Aujourd’hui, dans un contexte de situation économique de plus en plus dégradée, ces nuances face à la politique de l’UE mettent Orbán particulièrement en difficulté, d’autant plus depuis que la situation militaire catastrophique de la Russie en Ukraine lui enlève la possibilité d’avoir la confiance nécessaire pour menacer de bloquer de nouvelles décisions européennes. En septembre, sous prétexte de « risques de corruption », la Commission européenne a ainsi proposé de suspendre le fonds de relance post-Covid qui lui était réservé et dont le montant s’élève à 7,5 milliards. Il y a quelques jours, elle a décidé de lui donner jusqu’au 19 décembre pour appliquer les lois anticorruption nécessaires au déblocage de ce fonds.

Pour l’instant, le gouvernement tente de contourner le climat social particulièrement tendu du pays en accusant l’Union Européenne de la situation économique du pays et en agitant la carotte. « Ils n’ont qu’à aller manifester à Bruxelles », a ainsi lancé le porte-parole du gouvernement Zoltán Kovács. Dans le même temps, le gouvernement a promis une revalorisation de 75% d’ici à 2025 s’il reçoit les fonds de l’Union Européenne.

Néanmoins, si la grève des enseignants pourrait le conduire à accélérer les négociations avec l’Union Européenne, la dépendance de la Hongrie à l’égard de la Russie l’empêchent de se repositionner confortablement. 90% du gaz et 65% du pétrole dans le pays proviennent en effet de Russie et contrairement aux autres pays de l’UE tels que la Pologne ou l’Allemagne, le gouvernement hongrois n’a apparemment pas prévu de rompre cette dépendance énergétique.
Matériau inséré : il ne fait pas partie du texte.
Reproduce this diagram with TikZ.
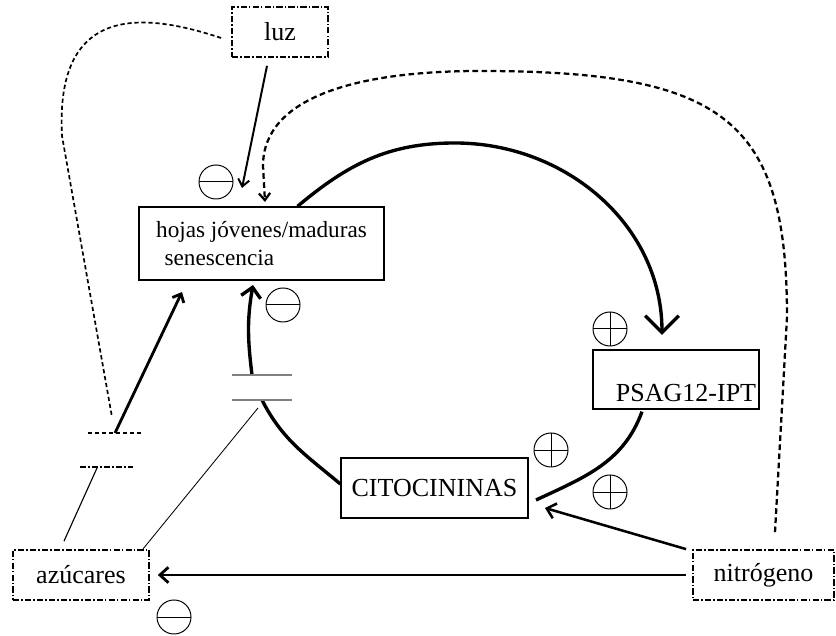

Au contraire : selon le journal libéral Contrepoints, des contrats de longue durée ont été conclus au niveau du gaz, mais aussi du nucléaire. Et si le gouvernement tente d’organiser des coups de force au sein de l’UE, à l’image de la grande « consultation nationale » destinée à obliger Bruxelles à lever les sanctions contre la Russie, les possibilités qu’ils portent leur fruits sont restreintes au vu de la volonté de l’UE d’affaiblir pour de bon la Russie.

Quoiqu’il en soit, les conditions politiques et économiques internationales sont en train de changer et représentent une menace pour la stabilité politique, économique et sociale du pays. Du côté de la lutte des classes, la contestation ouverte par les enseignants sur la question de l’inflation et du niveau de vie fait écho aux mobilisations au Royaume-Uni et plus récemment en France avec la grève des raffineurs. Si les régimes en place diffèrent selon les pays, partout dans le monde, les travailleurs et les classes populaires sont confrontés à une même réalité, l’inflation et la perspective d’une aggravation générale et mondiale du niveau de vie. Dans ce contexte, les raffineurs en France comme les enseignants en Hongrie montrent que seule une mobilisation de la classe ouvrière et de l’ensemble de ceux qui font les frais de la crise contre la classe capitaliste à l’international peut permettre d’inverser la tendance.